I agree with my friends assessment of real love. Yet even as I acknowledged the truth, my heart still cared.
There was no potential for a real love with him. I accepted it, forced myself to clear the emotions, tried hating him, and in time let go of him.
Love had perseverance. Real love entered my dreams. My subconscious would seek ways to be reminded of him. Months passed. Love argued with my mind to hope when it was hopeless.
Love is the highest force. It was a worthy opponent to an equally formidable intellectual will to erase him from my memory.
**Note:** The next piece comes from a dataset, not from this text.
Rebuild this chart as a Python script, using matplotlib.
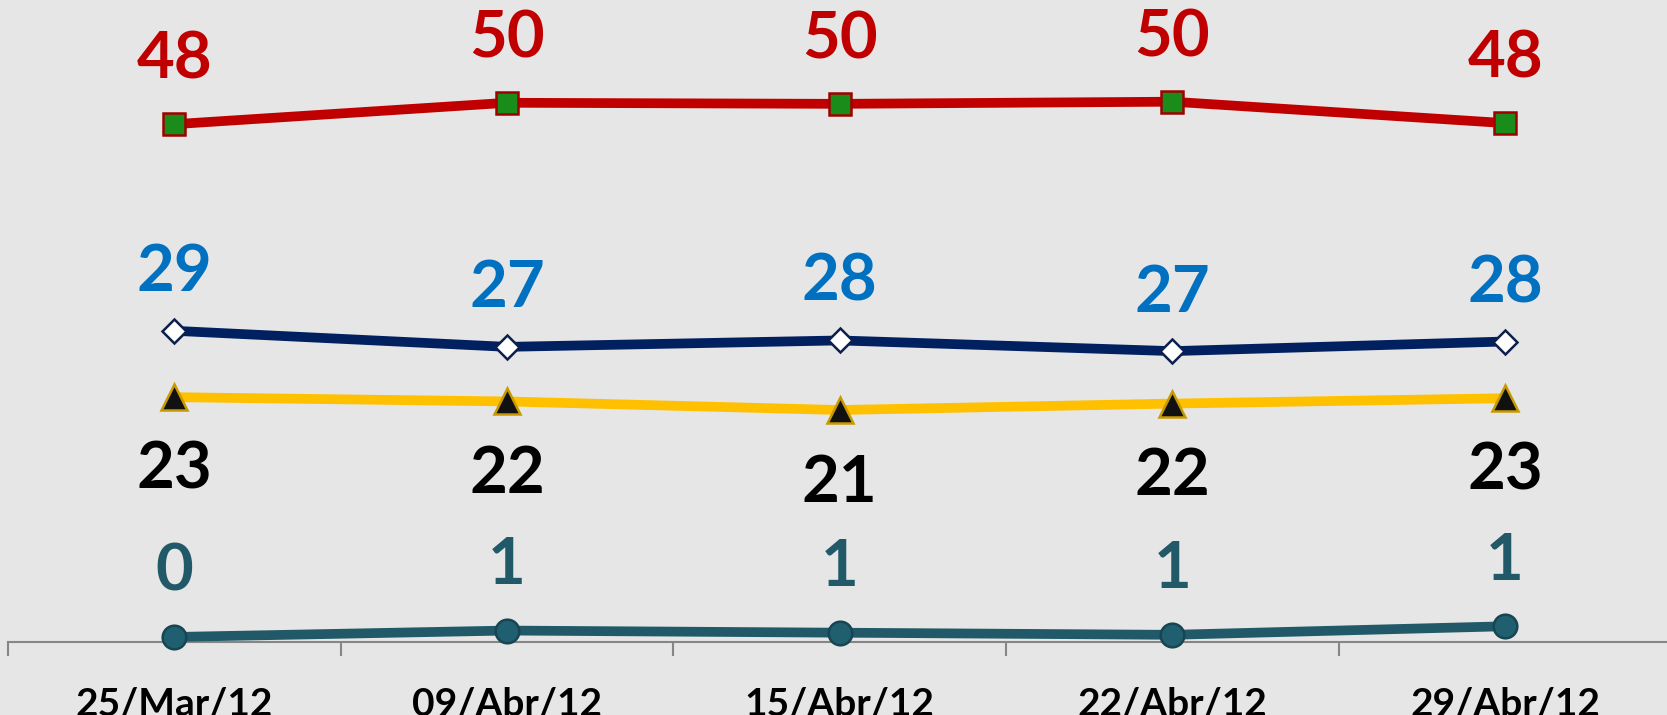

Other people seemed stronger, more mentally healthy, and just better at dating than I. Why couldn’t I just shake off the letdown in a week? Love is relentless.
Love wants to live. Love has its own rhythm. Love doesn’t turn off like a light switch.
Eventually, love returned to me. After ignoring myself I decided to make my mind my friend. How? Turning the love inward to self-love.
Self-love was the magic potion, to turn my feelings for him to apathy. The elixir is self-love. It’s a vaccine. Self-love makes you immune to the dark side of love.
Love is relentless. So self-love can only be a good thing.
When I finished writing this essay, Brett sent me a text.
“Ok, I’m packing up my room.”
He leaves town in four days. I’ll miss our faux flirting like Derek and Penelope on the TV show Criminal Minds. Unsurprisingly, I’m not feeling sad.